Voices

Don’t ask, don’t tell

If only one person had questioned me, the behavior of my abuser would have been interrupted. Perhaps I could have avoided the years of self-blame, suffering, and anxiety.

BRATTLEBORO — “Do you think that you should be saying these sorts of things about other people?”

“Why can't you forgive?”

“Do you know what you started? Don't ever call here again.”

“This issue is irrelevant.”

“We're only providing a place for him to play. He can't play anywhere else, because of what you did.”

“Why can't you forget about it and move on?”

“I hope that this has not caused you too much trouble.”

“Did you enjoy it?”

These are just a few of the comments made to me as an adult by members of my own community when information was provided to them about an individual who had abused me and others as minors.

I was shocked at some of these responses by educators, directors of local organizations, board members, and a college president, as well as well-meaning allies who did not know how to respond to my disclosure but who were not surprised.

I knew that it was going to be an uphill battle to get any sort of action, accountability, or understanding in regard to this issue because the offenses had occurred so long ago and were not reported.

Lucky for me, I had a letter in which the perpetrator admitted to the behavior.

This proof has aided me in getting organizations to address the safety of children, but has not made it any easier for me to live in my own community or to address my own lack of access.

Just simple trips to the grocery store or the food co-op or attempts to attend concerts or arts events can trigger PTSD and bring me into contact with those who knew about this behavior yet did nothing, those unwilling to do anything now, or even the perpetrator.

So I practice avoidance.

I cannot even feel safe attending my own church, because a board member of one of the organizations providing access to the perpetrator is actively involved there and refuses to address my concerns.

I cannot stomach the hypocrisy of someone who otherwise stands strongly in support of the vulnerable of our community.

What about me?

* * *

Which brings me to the question of why didn't I report.

First of all, I didn't completely comprehend as a young person the damage that the abuse caused me.

Secondly, I had come into contact with many adults who knew about this individual's behavior and did nothing to stop it. Why would they ever help me?

My most searing memory is something seemingly simple: walking through the hallways of my high school after school with the perpetrator, walking past administrators. I remember other teachers greeting him warmly as he brought me to an out-of-the-way room above the auditorium to abuse me.

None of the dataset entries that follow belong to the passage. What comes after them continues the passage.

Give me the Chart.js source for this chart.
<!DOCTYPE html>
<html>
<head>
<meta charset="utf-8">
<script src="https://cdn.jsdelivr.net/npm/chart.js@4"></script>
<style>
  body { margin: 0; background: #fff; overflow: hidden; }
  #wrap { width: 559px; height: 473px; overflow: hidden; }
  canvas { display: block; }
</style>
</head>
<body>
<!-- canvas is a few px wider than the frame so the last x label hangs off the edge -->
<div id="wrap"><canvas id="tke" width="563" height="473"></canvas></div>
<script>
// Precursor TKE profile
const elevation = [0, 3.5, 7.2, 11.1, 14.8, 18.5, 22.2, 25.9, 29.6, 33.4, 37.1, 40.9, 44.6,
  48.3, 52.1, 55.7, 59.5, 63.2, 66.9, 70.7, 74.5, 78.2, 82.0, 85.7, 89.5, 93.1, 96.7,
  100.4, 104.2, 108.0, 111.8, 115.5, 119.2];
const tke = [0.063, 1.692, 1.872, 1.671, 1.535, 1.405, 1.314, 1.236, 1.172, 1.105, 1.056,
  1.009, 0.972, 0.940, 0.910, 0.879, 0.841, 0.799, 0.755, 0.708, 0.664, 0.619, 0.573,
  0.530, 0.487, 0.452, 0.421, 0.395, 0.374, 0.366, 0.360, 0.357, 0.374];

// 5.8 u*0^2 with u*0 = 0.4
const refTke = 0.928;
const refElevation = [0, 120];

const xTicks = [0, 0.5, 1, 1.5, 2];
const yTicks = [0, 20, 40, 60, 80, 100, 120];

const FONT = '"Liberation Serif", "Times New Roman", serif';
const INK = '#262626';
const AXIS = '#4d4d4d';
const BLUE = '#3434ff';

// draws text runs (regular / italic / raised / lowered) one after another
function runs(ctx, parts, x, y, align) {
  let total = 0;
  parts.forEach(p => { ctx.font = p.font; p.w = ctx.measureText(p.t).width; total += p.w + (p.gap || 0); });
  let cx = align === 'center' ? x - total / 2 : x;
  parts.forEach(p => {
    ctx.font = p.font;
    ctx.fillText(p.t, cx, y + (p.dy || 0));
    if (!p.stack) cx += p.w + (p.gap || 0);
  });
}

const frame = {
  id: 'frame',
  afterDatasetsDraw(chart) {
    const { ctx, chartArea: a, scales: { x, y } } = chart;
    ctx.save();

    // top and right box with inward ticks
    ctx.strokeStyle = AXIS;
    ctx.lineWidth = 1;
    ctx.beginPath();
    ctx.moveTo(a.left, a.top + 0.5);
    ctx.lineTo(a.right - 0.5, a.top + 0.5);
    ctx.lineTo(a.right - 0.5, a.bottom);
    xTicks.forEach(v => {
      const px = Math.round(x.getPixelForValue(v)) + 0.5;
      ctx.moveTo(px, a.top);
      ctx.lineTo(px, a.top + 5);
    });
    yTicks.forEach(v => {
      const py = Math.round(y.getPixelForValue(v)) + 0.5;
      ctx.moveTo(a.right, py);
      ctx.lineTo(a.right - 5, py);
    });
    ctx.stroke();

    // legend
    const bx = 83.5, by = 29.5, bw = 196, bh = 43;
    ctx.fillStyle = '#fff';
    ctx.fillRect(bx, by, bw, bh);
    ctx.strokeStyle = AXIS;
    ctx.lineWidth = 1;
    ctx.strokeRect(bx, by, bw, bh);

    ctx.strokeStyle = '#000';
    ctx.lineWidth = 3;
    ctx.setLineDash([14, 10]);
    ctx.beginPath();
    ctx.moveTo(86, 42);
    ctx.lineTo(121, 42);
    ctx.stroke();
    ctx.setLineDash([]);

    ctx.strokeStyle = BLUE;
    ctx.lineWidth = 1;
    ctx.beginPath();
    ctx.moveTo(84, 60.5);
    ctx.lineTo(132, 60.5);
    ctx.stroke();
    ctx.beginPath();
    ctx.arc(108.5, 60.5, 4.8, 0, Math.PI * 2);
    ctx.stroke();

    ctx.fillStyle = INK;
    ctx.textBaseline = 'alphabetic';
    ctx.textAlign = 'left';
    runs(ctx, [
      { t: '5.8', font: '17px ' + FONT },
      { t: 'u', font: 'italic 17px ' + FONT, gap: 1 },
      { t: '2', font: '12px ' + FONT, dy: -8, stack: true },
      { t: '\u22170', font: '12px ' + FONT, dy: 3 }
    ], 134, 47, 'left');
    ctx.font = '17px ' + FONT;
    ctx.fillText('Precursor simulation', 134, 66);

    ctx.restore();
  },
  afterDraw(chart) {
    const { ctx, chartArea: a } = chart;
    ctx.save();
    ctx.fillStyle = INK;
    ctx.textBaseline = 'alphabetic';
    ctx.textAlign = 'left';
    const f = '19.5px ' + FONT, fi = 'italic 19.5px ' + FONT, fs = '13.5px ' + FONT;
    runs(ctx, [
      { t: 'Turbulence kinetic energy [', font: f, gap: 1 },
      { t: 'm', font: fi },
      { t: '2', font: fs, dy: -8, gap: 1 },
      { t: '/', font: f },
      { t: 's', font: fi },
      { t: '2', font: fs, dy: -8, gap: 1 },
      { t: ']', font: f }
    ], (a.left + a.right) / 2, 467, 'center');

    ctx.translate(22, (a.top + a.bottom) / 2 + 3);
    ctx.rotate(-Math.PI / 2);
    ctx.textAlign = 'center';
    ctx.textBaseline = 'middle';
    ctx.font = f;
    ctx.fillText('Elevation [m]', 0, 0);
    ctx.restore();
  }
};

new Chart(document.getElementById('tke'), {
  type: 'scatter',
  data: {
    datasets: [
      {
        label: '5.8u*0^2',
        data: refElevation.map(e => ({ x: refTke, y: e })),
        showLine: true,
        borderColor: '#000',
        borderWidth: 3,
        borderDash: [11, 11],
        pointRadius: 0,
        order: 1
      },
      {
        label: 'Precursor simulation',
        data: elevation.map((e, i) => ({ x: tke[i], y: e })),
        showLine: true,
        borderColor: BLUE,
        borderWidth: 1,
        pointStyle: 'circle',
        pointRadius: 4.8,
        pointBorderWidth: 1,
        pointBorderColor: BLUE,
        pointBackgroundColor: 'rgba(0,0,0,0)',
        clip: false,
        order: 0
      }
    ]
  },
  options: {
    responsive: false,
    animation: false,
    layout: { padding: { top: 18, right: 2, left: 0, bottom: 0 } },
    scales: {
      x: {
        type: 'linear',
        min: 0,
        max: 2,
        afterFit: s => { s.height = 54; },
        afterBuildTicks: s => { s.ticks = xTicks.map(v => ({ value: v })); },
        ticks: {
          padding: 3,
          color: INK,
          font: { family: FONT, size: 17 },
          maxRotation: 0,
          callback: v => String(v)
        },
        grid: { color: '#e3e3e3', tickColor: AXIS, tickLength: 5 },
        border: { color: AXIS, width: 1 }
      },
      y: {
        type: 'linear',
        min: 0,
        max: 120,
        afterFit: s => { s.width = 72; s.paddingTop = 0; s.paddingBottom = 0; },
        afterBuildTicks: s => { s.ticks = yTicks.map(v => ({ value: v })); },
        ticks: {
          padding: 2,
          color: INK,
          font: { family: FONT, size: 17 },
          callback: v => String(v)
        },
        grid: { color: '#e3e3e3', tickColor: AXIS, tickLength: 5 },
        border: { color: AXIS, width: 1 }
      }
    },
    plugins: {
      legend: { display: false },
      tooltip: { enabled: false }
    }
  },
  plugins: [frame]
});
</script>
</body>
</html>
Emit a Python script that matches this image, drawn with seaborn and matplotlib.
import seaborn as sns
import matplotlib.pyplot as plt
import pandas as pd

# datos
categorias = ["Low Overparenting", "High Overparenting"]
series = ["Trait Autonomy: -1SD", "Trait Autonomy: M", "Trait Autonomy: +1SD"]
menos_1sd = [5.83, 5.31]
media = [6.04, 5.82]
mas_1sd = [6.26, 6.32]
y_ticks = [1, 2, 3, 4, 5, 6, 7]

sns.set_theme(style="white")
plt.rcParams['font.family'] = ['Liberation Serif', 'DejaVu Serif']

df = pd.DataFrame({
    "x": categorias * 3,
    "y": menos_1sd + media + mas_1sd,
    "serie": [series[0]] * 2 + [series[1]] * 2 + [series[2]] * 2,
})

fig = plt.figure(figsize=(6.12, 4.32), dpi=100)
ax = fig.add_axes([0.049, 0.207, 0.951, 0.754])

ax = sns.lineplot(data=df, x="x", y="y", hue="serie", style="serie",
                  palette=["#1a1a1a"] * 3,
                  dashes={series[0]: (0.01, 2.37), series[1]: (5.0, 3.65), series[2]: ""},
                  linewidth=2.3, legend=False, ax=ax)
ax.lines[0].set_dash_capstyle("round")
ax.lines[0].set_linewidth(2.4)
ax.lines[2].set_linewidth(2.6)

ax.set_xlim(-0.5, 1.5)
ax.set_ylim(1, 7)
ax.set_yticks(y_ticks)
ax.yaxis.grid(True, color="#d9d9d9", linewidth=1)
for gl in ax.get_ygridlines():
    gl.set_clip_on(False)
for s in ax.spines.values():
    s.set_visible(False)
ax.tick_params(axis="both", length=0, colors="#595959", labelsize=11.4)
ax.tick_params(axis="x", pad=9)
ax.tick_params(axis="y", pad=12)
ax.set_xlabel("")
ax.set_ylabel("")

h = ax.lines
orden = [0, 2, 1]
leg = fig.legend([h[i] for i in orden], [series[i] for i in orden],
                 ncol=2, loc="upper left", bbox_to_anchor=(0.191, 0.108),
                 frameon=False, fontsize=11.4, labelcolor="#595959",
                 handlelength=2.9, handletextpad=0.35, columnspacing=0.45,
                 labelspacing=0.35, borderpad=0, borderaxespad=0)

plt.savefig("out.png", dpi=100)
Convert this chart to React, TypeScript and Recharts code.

Not one person stopped to ask what he was doing, where we were going, or why I was there.

Only once, as we were exiting, did a janitor who was putting something away in an adjacent broom closet, look askance at him.

He just gave him the evil eye, and moved on, as if saying, “How dare you question me?”

If only one person had questioned me, perhaps my life would have been different.

Perhaps I could have avoided the years of self-blame, suffering, and anxiety that ultimately led me to report, when I could not stand living in my own self anymore.

* * *

I suspect that Christine Blasey Ford could not stand it any longer either and that she had to do what was right for herself and for her own dignity.

In doing so, she has laid bare the wounds of our culture: of women, men, and children who have stayed silent far too long and who have suffered the repercussions for a lifetime, and of men who cannot begin to understand the damage they have wrought.